Skip all pictures, then print the remaining material exactly.
--------------------------------------------------
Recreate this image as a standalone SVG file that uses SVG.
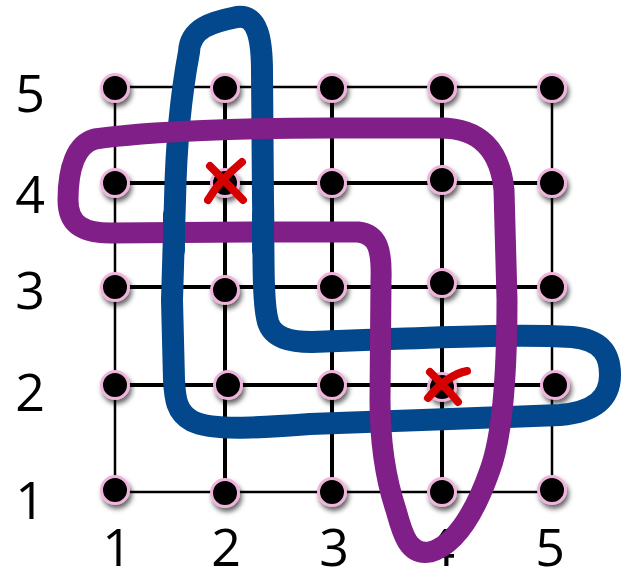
<svg xmlns="http://www.w3.org/2000/svg" width="625" height="583" viewBox="0 0 625 583">
<defs>
<style>
.grid{stroke:#000;fill:none}
.outer{stroke-width:2.5}
.inner{stroke-width:4}
.dot{fill:#000;stroke:#f0b4dc;stroke-width:3;filter:url(#sh)}
.lbl{font-family:"Open Sans","Liberation Sans",sans-serif;font-size:52px;fill:#000;text-anchor:middle}
.blue{fill:none;stroke:#03478c;stroke-width:22;stroke-linecap:round;stroke-linejoin:round}
.purple{fill:none;stroke:#801f88;stroke-width:21;stroke-linecap:round;stroke-linejoin:round}
.x{fill:none;stroke:#d50000;stroke-width:8;stroke-linecap:round}
</style>
<filter id="sh" x="-50%" y="-50%" width="200%" height="200%">
<feDropShadow dx="2" dy="4" stdDeviation="2.5" flood-color="#000" flood-opacity="0.6"/>
</filter>
</defs>
<g id="grid">
<rect class="grid outer" x="115" y="87" width="437" height="405"/>
<line class="grid inner" x1="225" y1="87" x2="225" y2="492"/>
<line class="grid inner" x1="332" y1="87" x2="332" y2="492"/>
<line class="grid inner" x1="442" y1="87" x2="442" y2="492"/>
<line class="grid inner" x1="115" y1="183" x2="552" y2="183"/>
<line class="grid inner" x1="115" y1="287" x2="552" y2="287"/>
<line class="grid inner" x1="115" y1="385" x2="552" y2="385"/>
</g>
<g id="nodes">
<circle class="dot" cx="115" cy="88" r="13.5"/><circle class="dot" cx="225" cy="88" r="13.5"/><circle class="dot" cx="332" cy="88" r="13.5"/><circle class="dot" cx="442" cy="88" r="13.5"/><circle class="dot" cx="552" cy="88" r="13.5"/>
<circle class="dot" cx="115" cy="183" r="13.5"/><circle class="dot" cx="225" cy="183" r="13.5"/><circle class="dot" cx="332" cy="183" r="13.5"/><circle class="dot" cx="442" cy="180" r="13.5"/><circle class="dot" cx="552" cy="183" r="13.5"/>
<circle class="dot" cx="115" cy="287" r="13.5"/><circle class="dot" cx="225" cy="290" r="13.5"/><circle class="dot" cx="332" cy="287" r="13.5"/><circle class="dot" cx="442" cy="283" r="13.5"/><circle class="dot" cx="552" cy="287" r="13.5"/>
<circle class="dot" cx="115" cy="385" r="13.5"/><circle class="dot" cx="228" cy="385" r="13.5"/><circle class="dot" cx="332" cy="385" r="13.5"/><circle class="dot" cx="442" cy="387" r="13.5"/><circle class="dot" cx="555" cy="385" r="13.5"/>
<circle class="dot" cx="115" cy="490" r="13.5"/><circle class="dot" cx="225" cy="493" r="13.5"/><circle class="dot" cx="332" cy="492" r="13.5"/><circle class="dot" cx="442" cy="492" r="13.5"/><circle class="dot" cx="552" cy="490" r="13.5"/>
</g>
<g id="labels">
<text class="lbl" x="30" y="112">5</text>
<text class="lbl" x="30" y="213">4</text>
<text class="lbl" x="30" y="309">3</text>
<text class="lbl" x="30" y="411">2</text>
<text class="lbl" x="30" y="519">1</text>
<text class="lbl" x="117" y="566">1</text>
<text class="lbl" x="226" y="566">2</text>
<text class="lbl" x="334" y="566">3</text>
<text class="lbl" x="440" y="566">4</text>
<text class="lbl" x="550" y="566">5</text>
</g>
<g id="connectors">
<path id="blue-loop" class="blue" d="M 189,52 C 190,28 212,22 237,17 C 258,14 262,40 262,72 L 263,200 C 264,250 262,300 268,322 C 273,338 290,342 312,342 L 390,339 C 460,337 520,334 572,337 C 605,340 610,358 610,375 C 610,398 595,412 560,415 L 450,419 L 310,424 C 255,428 212,431 192,421 C 176,412 175,398 174,380 L 172,300 L 175,200 C 176,150 180,100 189,52 Z"/>
<path id="purple-loop" class="purple" d="M 95,139 C 150,131 250,128 330,128 L 440,128 C 480,128 500,150 504,190 L 507,300 C 507,380 501,440 490,470 C 476,510 456,545 430,552 C 408,556 402,532 396,510 C 386,480 380,440 380,400 L 381,280 C 382,250 378,234 358,232 L 250,232 L 110,233 C 85,233 68,226 68,200 C 68,168 76,144 95,139 Z"/>
<path id="blue-over-1" class="blue" d="M 174,215 L 174,250"/>
<path id="blue-over-2" class="blue" d="M 263,215 L 263,250"/>
<path id="x1" class="x" d="M 210,166 C 222,178 233,190 243,200 M 242,162 C 230,172 216,186 208,200"/>
<path id="x2" class="x" d="M 430,372 C 440,382 450,392 458,402 M 467,371 C 452,374 438,386 428,398"/>
</g>
</svg>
--------------------------------------------------
*Output below:*
Recreate this image as a standalone SVG file that uses SVG.
<svg xmlns="http://www.w3.org/2000/svg" width="625" height="583" viewBox="0 0 625 583">
<defs>
<style>
.grid{stroke:#000;fill:none}
.outer{stroke-width:2.5}
.inner{stroke-width:4}
.dot{fill:#000;stroke:#f0b4dc;stroke-width:3;filter:url(#sh)}
.lbl{font-family:"Open Sans","Liberation Sans",sans-serif;font-size:52px;fill:#000;text-anchor:middle}
.blue{fill:none;stroke:#03478c;stroke-width:22;stroke-linecap:round;stroke-linejoin:round}
.purple{fill:none;stroke:#801f88;stroke-width:21;stroke-linecap:round;stroke-linejoin:round}
.x{fill:none;stroke:#d50000;stroke-width:8;stroke-linecap:round}
</style>
<filter id="sh" x="-50%" y="-50%" width="200%" height="200%">
<feDropShadow dx="2" dy="4" stdDeviation="2.5" flood-color="#000" flood-opacity="0.6"/>
</filter>
</defs>
<g id="grid">
<rect class="grid outer" x="115" y="87" width="437" height="405"/>
<line class="grid inner" x1="225" y1="87" x2="225" y2="492"/>
<line class="grid inner" x1="332" y1="87" x2="332" y2="492"/>
<line class="grid inner" x1="442" y1="87" x2="442" y2="492"/>
<line class="grid inner" x1="115" y1="183" x2="552" y2="183"/>
<line class="grid inner" x1="115" y1="287" x2="552" y2="287"/>
<line class="grid inner" x1="115" y1="385" x2="552" y2="385"/>
</g>
<g id="nodes">
<circle class="dot" cx="115" cy="88" r="13.5"/><circle class="dot" cx="225" cy="88" r="13.5"/><circle class="dot" cx="332" cy="88" r="13.5"/><circle class="dot" cx="442" cy="88" r="13.5"/><circle class="dot" cx="552" cy="88" r="13.5"/>
<circle class="dot" cx="115" cy="183" r="13.5"/><circle class="dot" cx="225" cy="183" r="13.5"/><circle class="dot" cx="332" cy="183" r="13.5"/><circle class="dot" cx="442" cy="180" r="13.5"/><circle class="dot" cx="552" cy="183" r="13.5"/>
<circle class="dot" cx="115" cy="287" r="13.5"/><circle class="dot" cx="225" cy="290" r="13.5"/><circle class="dot" cx="332" cy="287" r="13.5"/><circle class="dot" cx="442" cy="283" r="13.5"/><circle class="dot" cx="552" cy="287" r="13.5"/>
<circle class="dot" cx="115" cy="385" r="13.5"/><circle class="dot" cx="228" cy="385" r="13.5"/><circle class="dot" cx="332" cy="385" r="13.5"/><circle class="dot" cx="442" cy="387" r="13.5"/><circle class="dot" cx="555" cy="385" r="13.5"/>
<circle class="dot" cx="115" cy="490" r="13.5"/><circle class="dot" cx="225" cy="493" r="13.5"/><circle class="dot" cx="332" cy="492" r="13.5"/><circle class="dot" cx="442" cy="492" r="13.5"/><circle class="dot" cx="552" cy="490" r="13.5"/>
</g>
<g id="labels">
<text class="lbl" x="30" y="112">5</text>
<text class="lbl" x="30" y="213">4</text>
<text class="lbl" x="30" y="309">3</text>
<text class="lbl" x="30" y="411">2</text>
<text class="lbl" x="30" y="519">1</text>
<text class="lbl" x="117" y="566">1</text>
<text class="lbl" x="226" y="566">2</text>
<text class="lbl" x="334" y="566">3</text>
<text class="lbl" x="440" y="566">4</text>
<text class="lbl" x="550" y="566">5</text>
</g>
<g id="connectors">
<path id="blue-loop" class="blue" d="M 189,52 C 190,28 212,22 237,17 C 258,14 262,40 262,72 L 263,200 C 264,250 262,300 268,322 C 273,338 290,342 312,342 L 390,339 C 460,337 520,334 572,337 C 605,340 610,358 610,375 C 610,398 595,412 560,415 L 450,419 L 310,424 C 255,428 212,431 192,421 C 176,412 175,398 174,380 L 172,300 L 175,200 C 176,150 180,100 189,52 Z"/>
<path id="purple-loop" class="purple" d="M 95,139 C 150,131 250,128 330,128 L 440,128 C 480,128 500,150 504,190 L 507,300 C 507,380 501,440 490,470 C 476,510 456,545 430,552 C 408,556 402,532 396,510 C 386,480 380,440 380,400 L 381,280 C 382,250 378,234 358,232 L 250,232 L 110,233 C 85,233 68,226 68,200 C 68,168 76,144 95,139 Z"/>
<path id="blue-over-1" class="blue" d="M 174,215 L 174,250"/>
<path id="blue-over-2" class="blue" d="M 263,215 L 263,250"/>
<path id="x1" class="x" d="M 210,166 C 222,178 233,190 243,200 M 242,162 C 230,172 216,186 208,200"/>
<path id="x2" class="x" d="M 430,372 C 440,382 450,392 458,402 M 467,371 C 452,374 438,386 428,398"/>
</g>
</svg>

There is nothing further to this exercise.